View the Topic and Associated Schema¶
Return to the Cloud Console to view the new schema for the employees
topic.
Navigate to the topics list for your cluster.
Click the employees topic you created in a previous step.
Click Schema.
- Click the arrows next to fields to expand the elements in the tree view:
- Click the button in the upper left to toggle to the code view:
And there you have it! You have a new schema (
employees-value
) for theemployees
topic in Confluent Cloud Schema Registry.
Configure and Manage Schemas for an Environment¶
Several tasks related to schemas on Confluent Cloud are managed at the environment level. This includes creating and managing Schema Registry API keys along with options, as described below, to view and search schemas, monitor usage, and set a compatibility mode for schemas.
View and Search All Schemas in an Environment¶
To view a searchable list of all schemas available in a Confluent Cloud environment:
Select an environment.
Click the Schemas in the right-side panel.
The schemas list is shown.
- You can use Search to find schemas in longer lists
- Click a schema to drill down for more options, including view, download, duplicate, or delete a schema; navigate to compatibility settings; traverse the schema version history, view each version, and compare versions.
View and Edit Global Compatibility Settings on Schemas¶
The default compatibility mode is Backward. From the environment level Schema Registry settings, you can change the mode, which will apply globally to all schemas in an environment. You can also change compatibility settings for a schema on a specific topic (at the subject level). Subject-level compatibility settings override the global settings.
Caution
If you change the compatibility mode of existing schemas already in production use, be aware of any possible breaking changes to your applications.
Select an environment.
Click the Schemas in the right-side panel.
Click Edit on the Compatibility setting card.
The Compatibility settings are shown.
Select a mode option:
- Backward (Confluent Schema Registry default)
- Transitive backward
- Forward and Transitive forward
- Full and Transitive full
- None (not recommended)
Descriptions indicate the compatibility behavior for each option. For more information, including the changes allowed for each option, see Schema Evolution and Compatibility.
Click Save.
Use curl to View and Manage Schemas¶
You can also use curl commands to view and manage schemas on Confluent Cloud.

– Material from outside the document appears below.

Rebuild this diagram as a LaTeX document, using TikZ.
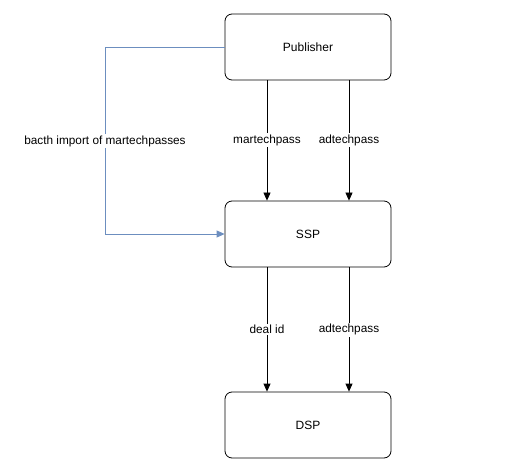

Schema Registry on Confluent Cloud requires that you pass the API Key and Secret with the --user
(or -u
) flag.
For example, to view all subjects in the registry:
curl --user <schema-registry-api-key>:<schema-registry-api-secret> \
<schema-registry-url>/subjects
For more information about using curl commands with Schema Registry, see Schema Registry API Usage Examples. With the exception of this one same example, the examples are for on-premises Schema Registry but many of the commands are relevant to Confluent Cloud, once you know how to pass your API Key and Secret as shown here.
Suggested Reading¶
Schemas Product Documentation¶
- Work with schemas
- Stream Governance on Confluent Cloud
- Confluent Cloud Schema Registry Tutorial
- Quick Start for Confluent Cloud
- Confluent Cloud Console
- Confluent Cloud CLI Schema Registry commands
- Schema Management
- Migrate Schemas
- Confluent Cloud schemas limits and how to free up space
- Schema Formats, Serializers, and Deserializers (Confluent Platform tools that support application development for Confluent Cloud and self-managed systems)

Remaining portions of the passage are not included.